Thursday, October 22, 2020

Sometimes, When You Wear the Scarf

 One of my favourite television shows when I was in university (for my first undergraduate degree) was a short-lived puppet-based show called Don’t Eat the Neighbours. 

I’ve gone through a number of periods in my life when I was able to watch children’s television during the day. There was my own childhood, of course, and then I watched TV with my younger cousins when I was a teenager, and saw the children’s television of their era. My first degree in the late 90s/early 2000s, and my library qualifications in the mid 2000s… All told I’ve got a good 20-30 years worth of children’s television under my belt. These days, thanks to catch-up TV, I’m starting to get another dose, as I watch new classics like Bluey when other people are watching crap like The Bachelor.

 

My first degree, though, was probably the biggest period of children’s television watching outside of my own childhood. My timetable was such that I really only had time to watch TV during the morning, when mothers plonk their kids in front of the set while they try to get the house wrangled into some sort of order.
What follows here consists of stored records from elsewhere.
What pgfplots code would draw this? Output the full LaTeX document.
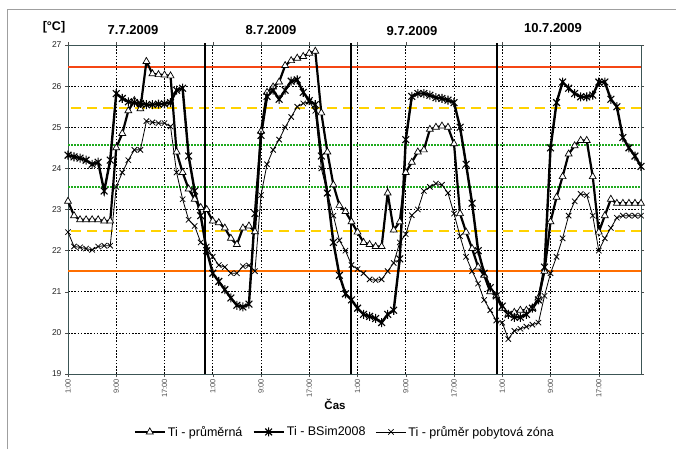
\documentclass[border=0pt]{standalone}
\usepackage{fontspec}
\setmainfont{Liberation Sans}
\usepackage{pgfplots}
\pgfplotsset{compat=1.18}
\usepackage{pgfplotstable}

\definecolor{limred}{RGB}{245,70,20}
\definecolor{limorange}{RGB}{255,110,0}
\definecolor{limyellow}{RGB}{255,210,0}
\definecolor{limgreen}{RGB}{30,170,30}
\definecolor{axframe}{RGB}{60,85,85}

% Excel-like star: x with a vertical bar
\pgfdeclareplotmark{xstar}{%
  \pgfpathmoveto{\pgfqpoint{0pt}{\pgfplotmarksize}}%
  \pgfpathlineto{\pgfqpoint{0pt}{-\pgfplotmarksize}}%
  \pgfpathmoveto{\pgfqpoint{-0.75\pgfplotmarksize}{0.75\pgfplotmarksize}}%
  \pgfpathlineto{\pgfqpoint{0.75\pgfplotmarksize}{-0.75\pgfplotmarksize}}%
  \pgfpathmoveto{\pgfqpoint{-0.75\pgfplotmarksize}{-0.75\pgfplotmarksize}}%
  \pgfpathlineto{\pgfqpoint{0.75\pgfplotmarksize}{0.75\pgfplotmarksize}}%
  \pgfusepathqstroke}

% h = hours from 1:00 on 7.7.2009; A = Ti - prumerna, B = Ti - BSim2008, C = Ti - prumer pobytova zona
\pgfplotstableread{
h A B C
0 23.20 24.32 22.45
1 22.85 24.28 22.10
2 22.75 24.25 22.08
3 22.75 24.20 22.05
4 22.75 24.10 22.02
5 22.75 24.15 22.10
6 22.72 23.45 22.12
7 22.72 24.20 22.12
8 24.50 25.82 23.55
9 24.85 25.70 23.90
10 25.40 25.62 24.20
11 25.65 25.60 24.45
12 25.45 25.58 24.45
13 26.60 25.55 25.15
14 26.30 25.55 25.12
15 26.28 25.56 25.10
16 26.27 25.57 25.10
17 26.25 25.60 25.02
18 24.40 25.90 23.90
19 23.90 25.95 23.25
20 23.50 24.30 22.75
21 23.25 23.45 22.60
22 23.05 22.85 22.20
23 23.00 22.00 22.10
24 22.72 21.45 21.85
25 22.68 21.25 21.65
26 22.55 21.05 21.60
27 22.30 20.85 21.45
28 22.15 20.67 21.45
29 22.55 20.63 21.62
30 22.60 20.70 21.64
31 22.46 22.90 21.50
32 24.90 24.80 23.35
33 25.85 25.75 24.10
34 25.98 25.90 24.45
35 26.10 25.68 24.70
36 26.50 25.90 25.00
37 26.62 26.12 25.25
38 26.68 26.15 25.50
39 26.72 25.85 25.58
40 26.80 25.65 25.62
41 26.85 25.55 25.40
42 25.35 24.30 24.00
43 24.40 23.40 23.40
44 23.60 22.20 22.85
45 23.10 21.40 22.25
46 22.95 20.95 22.00
47 22.70 20.80 21.65
48 22.45 20.60 21.55
49 22.20 20.45 21.45
50 22.15 20.40 21.30
51 22.10 20.35 21.28
52 22.10 20.25 21.30
53 23.40 20.45 21.50
54 22.50 20.55 21.70
55 22.70 21.80 22.20
56 23.90 24.70 22.40
57 24.15 25.75 22.86
58 24.40 25.82 23.00
59 24.45 25.82 23.45
60 24.95 25.78 23.55
61 25.00 25.72 23.63
62 25.03 25.70 23.60
63 25.00 25.66 23.40
64 24.60 25.60 22.90
65 22.90 25.00 22.35
66 22.45 24.10 21.85
67 22.05 23.15 21.50
68 21.60 22.00 21.20
69 21.40 21.45 20.80
70 21.00 21.10 20.55
71 20.90 20.90 20.30
72 20.60 20.65 20.25
73 20.45 20.45 19.85
74 20.50 20.38 20.05
75 20.55 20.38 20.10
76 20.55 20.45 20.15
77 20.60 20.60 20.20
78 20.85 20.80 20.25
79 21.50 21.60 20.90
80 22.70 24.50 21.45
81 23.30 25.60 21.85
82 23.80 26.10 22.30
83 24.35 25.95 22.85
84 24.55 25.82 23.20
85 24.68 25.74 23.38
86 24.68 25.74 23.35
87 23.80 25.78 22.85
88 22.45 26.10 22.00
89 22.85 26.10 22.30
90 23.25 25.68 22.55
91 23.15 25.50 22.80
92 23.15 24.75 22.85
93 23.15 24.50 22.85
94 23.15 24.30 22.85
95 23.15 24.05 22.85
}\temps

\begin{document}
\begin{tikzpicture}
\useasboundingbox (0pt,0pt) rectangle (676pt,-449pt);
\fill[white] (0pt,0pt) rectangle (676pt,-449pt);
\draw[gray!75, line width=1pt] (7.5pt,-449pt) -- (7.5pt,-10pt) -- (676pt,-10pt);
\begin{axis}[
  at={(68pt,-374pt)}, anchor=south west,
  scale only axis, width=573pt, height=329pt,
  xmin=0, xmax=95, ymin=19, ymax=27,
  xtick={0,8,...,88},
  xticklabels={1:00,9:00,17:00,1:00,9:00,17:00,1:00,9:00,17:00,1:00,9:00,17:00},
  ytick={19,20,...,27},
  grid=major,
  major grid style={black, dash pattern=on 1.6pt off 1.6pt, line width=0.55pt},
  axis line style={axframe, line width=0.9pt},
  tick align=outside, major tick length=3pt, tick style={black!70, line width=0.5pt},
  x tick label style={rotate=90, anchor=east, font=\fontsize{7.5}{8}\selectfont, text=black!70, inner sep=2pt},
  y tick label style={font=\fontsize{8.5}{10}\selectfont, text=black!85},
  /pgf/number format/assume math mode=true,
  clip=false,
  legend columns=3,
  legend style={at={(0.483,-0.176)}, anchor=center, draw=none, fill=none,
    font=\fontsize{12.5}{15}\selectfont,
    /tikz/every even column/.append style={column sep=8pt}},
  legend image code/.code={\draw[mark repeat=2,mark phase=2,#1] plot coordinates {(0pt,0pt) (15pt,0pt) (30pt,0pt)};},
]
% comfort limits
\addplot[limred, line width=1.6pt, forget plot] coordinates {(0,26.47) (95,26.47)};
\addplot[limorange, line width=1.6pt, forget plot] coordinates {(0,21.5) (95,21.5)};
\addplot[limyellow, line width=1.8pt, dash pattern=on 10pt off 6pt, forget plot] coordinates {(0.5,25.46) (95,25.46)};
\addplot[limyellow, line width=1.8pt, dash pattern=on 10pt off 6pt, forget plot] coordinates {(0.5,22.48) (95,22.48)};
\addplot[limgreen, line width=2pt, dash pattern=on 1.5pt off 1.5pt, forget plot] coordinates {(0,24.56) (95,24.56)};
\addplot[limgreen, line width=2pt, dash pattern=on 1.5pt off 1.5pt, forget plot] coordinates {(0,23.55) (95,23.55)};
% day separators
\addplot[black, line width=2pt, forget plot] coordinates {(22.75,19) (22.75,27.05)};
\addplot[black, line width=2pt, forget plot] coordinates {(46.85,19) (46.85,27.05)};
\addplot[black, line width=2pt, forget plot] coordinates {(71.05,19) (71.05,27.05)};
% series
\addplot[black, line width=2.2pt, mark=triangle*, mark size=4pt,
  mark options={solid, fill=white, draw=black, line width=0.7pt}] table[x=h, y=A] {\temps};
\addlegendentry{Ti - průměrná}
\addplot[black, line width=2.4pt, mark=xstar, mark size=4.5pt,
  mark options={solid, line width=1.1pt}] table[x=h, y=B] {\temps};
\addlegendentry{Ti - BSim2008}
\addplot[black, line width=0.8pt, mark=x, mark size=3.8pt,
  mark options={solid, line width=0.8pt}] table[x=h, y=C] {\temps};
\addlegendentry{Ti - průměr pobytová zóna}
\end{axis}
\node[font=\bfseries\fontsize{12.5}{14}\selectfont] at (54pt,-27pt) {[°C]};
\node[font=\bfseries\fontsize{13}{15}\selectfont] at (133pt,-30pt) {7.7.2009};
\node[font=\bfseries\fontsize{13}{15}\selectfont] at (271pt,-30pt) {8.7.2009};
\node[font=\bfseries\fontsize{13}{15}\selectfont] at (412pt,-31pt) {9.7.2009};
\node[font=\bfseries\fontsize{13}{15}\selectfont] at (553pt,-28pt) {10.7.2009};
\node[font=\bfseries\fontsize{11.5}{13}\selectfont] at (335pt,-404pt) {Čas};
\end{tikzpicture}
\end{document}
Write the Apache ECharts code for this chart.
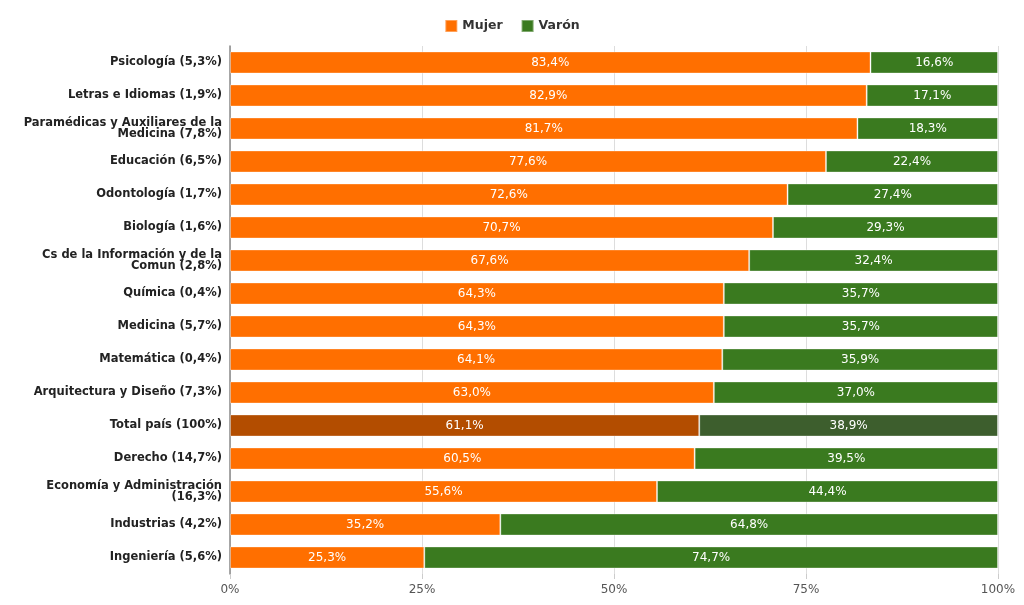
<!DOCTYPE html>
<html><head><meta charset="utf-8">
<script src="https://cdn.jsdelivr.net/npm/echarts@6/dist/echarts.min.js"></script>
<style>html,body{margin:0;padding:0;background:#fff}#c{width:1024px;height:605px}</style>
</head><body><div id="c"></div>
<script>
const categories = [
  "Psicología (5,3%)",
  "Letras e Idiomas (1,9%)",
  "Paramédicas y Auxiliares de la\nMedicina (7,8%)",
  "Educación (6,5%)",
  "Odontología (1,7%)",
  "Biología (1,6%)",
  "Cs de la Información y de la\nComun (2,8%)",
  "Química (0,4%)",
  "Medicina (5,7%)",
  "Matemática (0,4%)",
  "Arquitectura y Diseño (7,3%)",
  "Total país (100%)",
  "Derecho (14,7%)",
  "Economía y Administración\n(16,3%)",
  "Industrias (4,2%)",
  "Ingeniería (5,6%)"
];
const mujer = [83.4,82.9,81.7,77.6,72.6,70.7,67.6,64.3,64.3,64.1,63.0,61.1,60.5,55.6,35.2,25.3];
const varon = [16.6,17.1,18.3,22.4,27.4,29.3,32.4,35.7,35.7,35.9,37.0,38.9,39.5,44.4,64.8,74.7];
const xTicks = ["0%","25%","50%","75%","100%"];
const highlightCategory = "Total país (100%)";

const FONT = "DejaVu Sans, Verdana, sans-serif";
const colMujer = "#FF6F00", colVaron = "#3A7A1F";
const hiMujer = "#B34D00", hiVaron = "#3D5E2D";

function build(vals, hi){
  return vals.map((v,i)=> categories[i]===highlightCategory ? {value:v,itemStyle:{color:hi}} : v);
}
const fmt = p => p.value.toFixed(1).replace('.', ',') + '%';

const chart = echarts.init(document.getElementById('c'));
chart.setOption({
  animation:false,
  textStyle:{fontFamily:FONT},
  legend:{
    top:14, left:'center', itemWidth:12, itemHeight:12, itemGap:18,
    icon:'rect',
    textStyle:{fontFamily:FONT, fontWeight:'bold', fontSize:12.5, color:'#333'},
    data:['Mujer','Varón']
  },
  grid:{left:230, right:26, top:46, bottom:31, containLabel:false},
  xAxis:{
    type:'value', min:0, max:100, interval:25,
    axisLabel:{formatter:v=>xTicks[v/25], color:'#555', fontFamily:FONT, fontSize:12, margin:10},
    axisLine:{show:false},
    axisTick:{show:true, length:5, lineStyle:{color:'#ccc'}},
    splitLine:{show:true, lineStyle:{color:'#ddd'}}
  },
  yAxis:{
    type:'category', data:categories, inverse:true,
    axisLine:{show:true, lineStyle:{color:'#888', width:1.5}},
    axisTick:{show:false},
    axisLabel:{color:'#222', fontWeight:'bold', fontFamily:FONT, fontSize:11.5, lineHeight:11, margin:8, align:'right'}
  },
  series:[
    {name:'Mujer', type:'bar', stack:'t', barCategoryGap:'33%', data:build(mujer,hiMujer),
     itemStyle:{color:colMujer, borderColor:'rgba(255,255,255,0.35)', borderWidth:1},
     label:{show:true, position:'inside', color:'#fff', fontFamily:FONT, fontSize:12, formatter:fmt}},
    {name:'Varón', type:'bar', stack:'t', barCategoryGap:'33%', data:build(varon,hiVaron),
     itemStyle:{color:colVaron, borderColor:'rgba(255,255,255,0.35)', borderWidth:1},
     label:{show:true, position:'inside', color:'#fff', fontFamily:FONT, fontSize:12, formatter:fmt}}
  ]
});
</script></body></html>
I became such a fan of the first series of Hi-5 that I bought one of their cassettes to play in my car. To this day I can still remember most of the lyrics to “Boom Boom Beat”. 

 

I guess I was old enough to have kids of my own (other girls my age started when they were 19), but I didn’t. I just refused to accept the idea that not being or having a child meant you couldn’t enjoy things that had been created “for children”. I also have a deep an unending love for picture books, which I often borrow from the library. I’m taking them home for myself to read, even though there are no children in my house, because I enjoy them.

 

Don’t Eat the Neighbours involved a family of Canadian wolves who moved to England and found themselves living next door to a family of Rabbits. Both families were headed by single parent fathers, which was interesting, and most plots involved the interaction between a predator and a prey animal in a situation where it was both expected that there would be an altercation, but also kind of rude and unnecessary. There was also a fox, voiced by Simon Callow, who was clearly both gay and highly interested in the father of the Wolf family. It was never quite clear if Wolf noticed, or just thought Fox was his new best friend. They both tried to catch Rabbit (and his best friend, Terrapin) whenever possible, and Rabbit and Terrapin spent their days out witting them.

 

The kids in the families got along well with each other, had no interest in their parents’ petty feuds, and would either thwart the adults’ plans or just do their own thing and ignore them.

 

At one point, the wolf kids were asking Fox a question, which lead to the following exchange:

FOX: Do I look like your mother?

WOLF CUB: Sometimes, when you wear the scarf.

 

This really stuck with me. It stuck with me so much that I used to say it all the time. Whenever my answer to a question was “sometimes”, it just seemed perfectly natural to follow it up with “when you wear the scarf”. It became one of several quotes from obscure children’s television shows that I used to say so often in my university days, that by the time I left uni I had several friends also quoting those shows regularly – even though they had never seen them.

 

Which is fun, I think. The fact that I was constantly quoting things that no one had seen became irrelevant after a while. They stopped caring about the fact that they didn’t share the TV shows with me, because after a while they simply shared the catch-phrases with me, even though they were divorced from their original settings.

 

That’s kind of how catch-phrases work, I guess. I, too, quote things I’ve never seen, because I’ve come across those quotes elsewhere and picked them up along the way. Sometimes, I picked them up after they shifted in meaning slightly from the original. Take “I say it’s spinach, and the hell with it.”

 

Ah, but perhaps that’s another pointless, rambling story.